Data segment ::
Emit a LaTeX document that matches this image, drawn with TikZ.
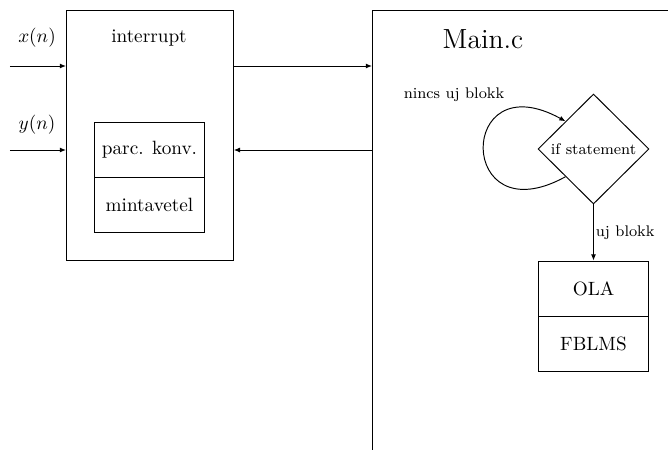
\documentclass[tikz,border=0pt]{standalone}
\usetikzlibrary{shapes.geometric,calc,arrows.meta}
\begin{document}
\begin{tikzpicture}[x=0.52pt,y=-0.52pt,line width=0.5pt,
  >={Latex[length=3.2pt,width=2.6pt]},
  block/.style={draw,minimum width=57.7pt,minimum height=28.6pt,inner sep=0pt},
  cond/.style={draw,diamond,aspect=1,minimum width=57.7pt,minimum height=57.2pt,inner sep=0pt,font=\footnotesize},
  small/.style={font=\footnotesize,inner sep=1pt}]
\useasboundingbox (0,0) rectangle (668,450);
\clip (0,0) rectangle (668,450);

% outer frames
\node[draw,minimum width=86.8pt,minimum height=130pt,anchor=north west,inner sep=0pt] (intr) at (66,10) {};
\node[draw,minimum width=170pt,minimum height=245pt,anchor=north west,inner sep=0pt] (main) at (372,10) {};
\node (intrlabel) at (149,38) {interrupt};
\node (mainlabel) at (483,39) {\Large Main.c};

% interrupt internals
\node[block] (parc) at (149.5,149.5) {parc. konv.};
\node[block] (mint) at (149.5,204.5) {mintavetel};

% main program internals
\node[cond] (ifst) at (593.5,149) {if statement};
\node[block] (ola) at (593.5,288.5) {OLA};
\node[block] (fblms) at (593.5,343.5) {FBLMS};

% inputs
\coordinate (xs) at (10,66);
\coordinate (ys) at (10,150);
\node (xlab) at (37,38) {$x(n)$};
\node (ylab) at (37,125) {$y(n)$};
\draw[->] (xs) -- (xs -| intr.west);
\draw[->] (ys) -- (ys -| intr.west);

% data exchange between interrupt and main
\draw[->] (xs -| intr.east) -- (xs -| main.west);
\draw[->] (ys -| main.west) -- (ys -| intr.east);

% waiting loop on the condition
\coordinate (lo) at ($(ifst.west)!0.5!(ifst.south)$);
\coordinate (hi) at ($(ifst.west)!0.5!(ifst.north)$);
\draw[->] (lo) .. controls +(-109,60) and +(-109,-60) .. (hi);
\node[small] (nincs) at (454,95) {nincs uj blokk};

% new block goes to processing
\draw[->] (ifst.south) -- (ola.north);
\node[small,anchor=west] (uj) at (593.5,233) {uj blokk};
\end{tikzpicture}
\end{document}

Problem to solve ::
From the first line above down to the line with "(mint) at (149.5,204.5)", reproduce every line and no others, omitting pictures.

Output of the task ::
Emit a LaTeX document that matches this image, drawn with TikZ.
\documentclass[tikz,border=0pt]{standalone}
\usetikzlibrary{shapes.geometric,calc,arrows.meta}
\begin{document}
\begin{tikzpicture}[x=0.52pt,y=-0.52pt,line width=0.5pt,
  >={Latex[length=3.2pt,width=2.6pt]},
  block/.style={draw,minimum width=57.7pt,minimum height=28.6pt,inner sep=0pt},
  cond/.style={draw,diamond,aspect=1,minimum width=57.7pt,minimum height=57.2pt,inner sep=0pt,font=\footnotesize},
  small/.style={font=\footnotesize,inner sep=1pt}]
\useasboundingbox (0,0) rectangle (668,450);
\clip (0,0) rectangle (668,450);

% outer frames
\node[draw,minimum width=86.8pt,minimum height=130pt,anchor=north west,inner sep=0pt] (intr) at (66,10) {};
\node[draw,minimum width=170pt,minimum height=245pt,anchor=north west,inner sep=0pt] (main) at (372,10) {};
\node (intrlabel) at (149,38) {interrupt};
\node (mainlabel) at (483,39) {\Large Main.c};

% interrupt internals
\node[block] (parc) at (149.5,149.5) {parc. konv.};
\node[block] (mint) at (149.5,204.5) {mintavetel};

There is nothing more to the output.